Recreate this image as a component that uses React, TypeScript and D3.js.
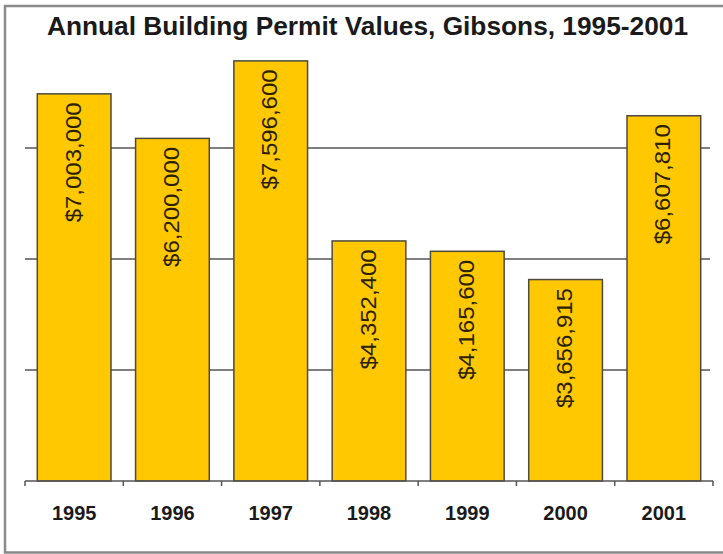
import React from "react";
import * as d3 from "d3";

const years = ["1995", "1996", "1997", "1998", "1999", "2000", "2001"];
const values = [7003000, 6200000, 7596600, 4352400, 4165600, 3656915, 6607810];
const gridTicks = [2000000, 4000000, 6000000];
const title = "Annual Building Permit Values, Gibsons, 1995-2001";

const W = 723;
const H = 554;
const left = 25;
const right = 713;
const baseY = 481;
const topY = 37;

export default function App() {
  const x = d3.scaleBand<string>().domain(years).range([left, right]).paddingInner(0.25).paddingOuter(0.125);
  const y = d3.scaleLinear().domain([0, 8000000]).range([baseY, topY]);
  const step = x.step();
  const fmt = (v: number) => "$" + d3.format(",")(v);
  const font = "'Liberation Sans', Arial, sans-serif";
  const boundaries = years.map((d) => (x(d) as number) - (step * 0.25) / 2);
  boundaries.push(right);

  return (
    <svg width={W} height={H} style={{ position: "absolute", left: 0, top: 0 }}>
      <rect x={0} y={0} width={W} height={H} fill="#fff" />
      <rect x={5} y={6} width={W + 5} height={H - 6 - 1.5} fill="none" stroke="#8a8a8a" strokeWidth={2.5} />
      <text
        x={47}
        y={35}
        textLength={641}
        lengthAdjust="spacingAndGlyphs"
        fontFamily={font}
        fontWeight="bold"
        fontSize={25}
        fill="#1a1a1a"
      >
        {title}
      </text>
      {gridTicks.map((t) => (
        <line key={t} x1={left} x2={right - 3} y1={y(t)} y2={y(t)} stroke="#555" strokeWidth={1.5} />
      ))}
      {years.map((d, i) => (
        <rect
          key={d}
          x={x(d)}
          y={y(values[i]) + 1.5}
          width={x.bandwidth()}
          height={baseY - y(values[i]) - 1.5}
          fill="#FFC800"
          stroke="#4d4a40"
          strokeWidth={1.5}
        />
      ))}
      {years.map((d, i) => {
        const cx = (x(d) as number) + x.bandwidth() / 2;
        const ty = y(values[i]) + 10;
        return (
          <text
            key={d}
            transform={`translate(${cx + 6.5},${ty}) rotate(-90)`}
            textAnchor="end"
            textLength={120}
            lengthAdjust="spacingAndGlyphs"
            fontFamily={font}
            fontSize={22}
            fill="#2a2200"
          >
            {fmt(values[i])}
          </text>
        );
      })}
      <line x1={left} x2={right} y1={baseY} y2={baseY} stroke="#555" strokeWidth={1.5} />
      {boundaries.map((b, i) => (
        <line key={i} x1={b} x2={b} y1={baseY} y2={baseY + 5} stroke="#555" strokeWidth={1.5} />
      ))}
      {years.map((d) => (
        <text
          key={d}
          x={(x(d) as number) + x.bandwidth() / 2}
          y={520}
          textAnchor="middle"
          fontFamily={font}
          fontWeight="bold"
          fontSize={20}
          fill="#1a1a1a"
        >
          {d}
        </text>
      ))}
    </svg>
  );
}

» **What you will do**
Extract the lines exactly, please: the first line of the listing, the line with "boundaries.push(right);", and every line between them, but no pictures.

» **Written answer**
Recreate this image as a component that uses React, TypeScript and D3.js.
import React from "react";
import * as d3 from "d3";

const years = ["1995", "1996", "1997", "1998", "1999", "2000", "2001"];
const values = [7003000, 6200000, 7596600, 4352400, 4165600, 3656915, 6607810];
const gridTicks = [2000000, 4000000, 6000000];
const title = "Annual Building Permit Values, Gibsons, 1995-2001";

const W = 723;
const H = 554;
const left = 25;
const right = 713;
const baseY = 481;
const topY = 37;

export default function App() {
  const x = d3.scaleBand<string>().domain(years).range([left, right]).paddingInner(0.25).paddingOuter(0.125);
  const y = d3.scaleLinear().domain([0, 8000000]).range([baseY, topY]);
  const step = x.step();
  const fmt = (v: number) => "$" + d3.format(",")(v);
  const font = "'Liberation Sans', Arial, sans-serif";
  const boundaries = years.map((d) => (x(d) as number) - (step * 0.25) / 2);
  boundaries.push(right);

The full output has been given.